By stressing America's moral crisis, Terry gave Operation Rescue members a common purpose. For a time, this glued them together and offered their lives meaning. In addition, they were collectively repentant, serving as exemplars of sacrifice for the rest of the country.

And then the violence began. Once Michael Griffin, Paul Hill and Shelley Shannon came on the scene in 1993 and 1994 -- killing two doctors and a clinic escort and wounding Dr. George Tiller -- the rhetoric of the "holy war" began to sour. Both the public and the media, once eager to hear what Terry had to say, began to characterize Operation Rescue as insensitive, intolerant and fanatical. Suddenly, Operation Rescue was not a legitimate protest group, but a horde of crazies.

This shift caused the group's rhetoric to become even more inflamed. "You're going to have to sacrifice everything," Rev. Pat Mahoney told protesters in Wichita. "There's [sic] going to be people wounded...It's about whose will shall rule on this planet, God's or man's." Joseph Scheidler of the Pro-Life Action League, an ardent Operation Rescue supporter, called the abortion controversy "a battle between good and evil." Leaders dubbed pro-choice activists witches and feminazis. "They hate God," Scheidler announced.

This over-the-top language, Steiner says, contributed to Operation Rescue's downfall. But it was not the sole cause. Increasing violence, as well as the passage of the Freedom of Access to Clinic Entrances Act [FACE] in 1994, played a role in its demise. The Act made it a criminal offense to block clinic doors. The punishment, a year in jail and fines of up to $10,000, stymied all but the most devoted. Fines forced Operation Rescue into bankruptcy, although the movement eventually regrouped under the name Operation Save America (see Goldberg, this issue). Unfortunately, Steiner steers clear of the muck surrounding Randall Terry's high-profile divorce, rumors of extramarital dalliances, and rejection of his homosexual son, sidestepping both Terry's hypocrisy and its deleterious impact on the organization's faithful.

Despite this, and despite a few gratuitous snarks about prochoice rhetoric, Steiner's recommendations are nothing short of remarkable.

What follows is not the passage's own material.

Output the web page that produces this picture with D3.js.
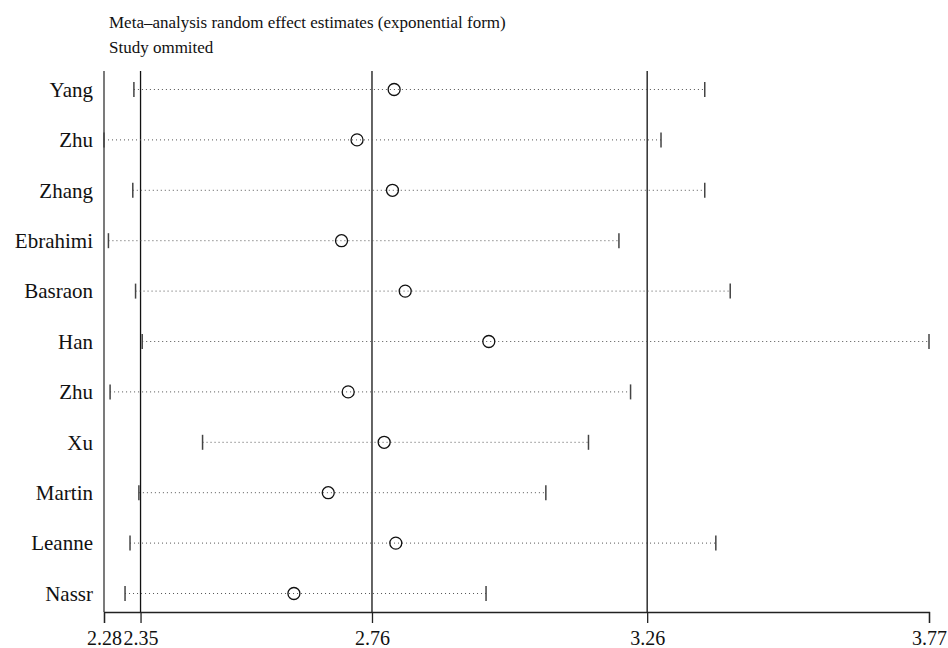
<!DOCTYPE html>
<html>
<head>
<meta charset="utf-8">
<script src="https://cdn.jsdelivr.net/npm/d3@7"></script>
<style>
  body { margin: 0; background: #fff; }
  text { font-family: "Liberation Serif", "DejaVu Serif", serif; fill: #111; }
</style>
</head>
<body>
<div id="chart"></div>
<script>
// studies omitted one at a time
var studies = ["Yang", "Zhu", "Zhang", "Ebrahimi", "Basraon", "Han", "Zhu", "Xu", "Martin", "Leanne", "Nassr"];
var estimate = [2.804, 2.737, 2.801, 2.709, 2.824, 2.975, 2.721, 2.786, 2.685, 2.807, 2.623];
var lower    = [2.334, 2.280, 2.332, 2.288, 2.337, 2.349, 2.291, 2.458, 2.343, 2.327, 2.318];
var upper    = [3.365, 3.286, 3.365, 3.210, 3.411, 3.770, 3.231, 3.155, 3.078, 3.385, 2.970];
// pooled estimate and its CI (vertical lines)
var refLines = [2.346, 2.764, 3.261];
var tickVals = [2.28, 2.346, 2.764, 3.261, 3.77];
var titleLines = ["Meta\u2013analysis random effect estimates (exponential form)", "Study ommited"];

var width = 948, height = 648;
var svg = d3.select('#chart').append('svg').attr('width', width).attr('height', height);

var plotTop = 71, plotBottom = 612;
var x = d3.scaleLinear().domain([2.28, 3.77]).range([104, 929]);
var y = d3.scalePoint().domain(d3.range(studies.length)).range([89.5, 593.5]);

// title
svg.selectAll('.title').data(titleLines).enter().append('text')
    .attr('x', 109).attr('y', function (d, i) { return 28 + i * 25; })
    .style('font-size', '17px').text(function (d) { return d; });

// left frame line
svg.append('line').attr('x1', x(2.28)).attr('x2', x(2.28)).attr('y1', plotTop).attr('y2', plotBottom)
    .style('stroke', '#333').style('stroke-width', 1.3);

// reference lines
svg.selectAll('.ref').data(refLines).enter().append('line')
    .attr('x1', function (d) { return x(d); }).attr('x2', function (d) { return x(d); })
    .attr('y1', plotTop).attr('y2', plotBottom)
    .style('stroke', '#111').style('stroke-width', 1.3);

// bottom axis
var axis = d3.axisBottom(x).tickValues(tickVals).tickFormat(d3.format('.2f'))
    .tickSizeOuter(0).tickSize(11).tickPadding(8);
var g = svg.append('g').attr('transform', 'translate(0,' + plotBottom + ')').call(axis);
g.select('.domain').style('stroke', '#222').style('stroke-width', 1.3);
g.selectAll('.tick line').style('stroke', '#222').style('stroke-width', 1.3);
g.selectAll('.tick text').style('font-size', '20px').style('font-family', '"Liberation Serif", serif').style('fill', '#111');

// rows
var rows = svg.selectAll('.row').data(studies).enter().append('g')
    .attr('transform', function (d, i) { return 'translate(0,' + y(i) + ')'; });

rows.append('text').attr('x', 93).attr('dy', '0.35em').attr('text-anchor', 'end')
    .style('font-size', '21px').text(function (d) { return d; });

rows.append('line')
    .attr('x1', function (d, i) { return x(lower[i]); })
    .attr('x2', function (d, i) { return x(upper[i]); })
    .style('stroke', '#555').style('stroke-width', 1).style('stroke-dasharray', '1,3');

rows.selectAll('.cap').data(function (d, i) { return [lower[i], upper[i]]; }).enter().append('line')
    .attr('x1', function (d) { return x(d); }).attr('x2', function (d) { return x(d); })
    .attr('y1', -7.5).attr('y2', 7.5)
    .style('stroke', '#444').style('stroke-width', 1.5);

rows.append('circle')
    .attr('cx', function (d, i) { return x(estimate[i]); }).attr('cy', 0).attr('r', 6)
    .style('fill', 'none').style('stroke', '#111').style('stroke-width', 1.3);
</script>
</body>
</html>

First, he calls on evangelicals to "acknowledge the diverse ideas, values, experiences and moral commitments held by those whom they seek to influence." He further asks that they consider "the sacred" in different communities. Secondly, he urges evangelicals to "cultivate the life of the mind and critical thinking as values." He further stresses the need to avoid rigid or dogmatic thinking and to consider alternative perspectives. Third, he writes, "evangelicals need to cultivate a greater appreciation for humility as an overarching attitude." Laughter, at oneself and at others, is a central tenet of humility and Steiner stresses it as an antidote to ideological ossification. Fourth, he continues, "evangelicals need to be more fully cognizant of the fundamental power of rhetoric in its generative, perspective shaping capacities." Lastly, he calls on evangelicals to cultivate nuanced perspectives on faith, practice and civic involvement.

In the end, Steiner hopes to enhance democracy by maximizing tolerance for, and recognition of, the ethical differences inherent in a pluralistic society. One can only wonder what Pat Robertson, Randall Terry and other conservative evangelicals think of his arguments.

Eleanor J. Bader is a teacher, writer, and activist, and coauthor of Targets of Hatred: Anti-Abortion Terrorism.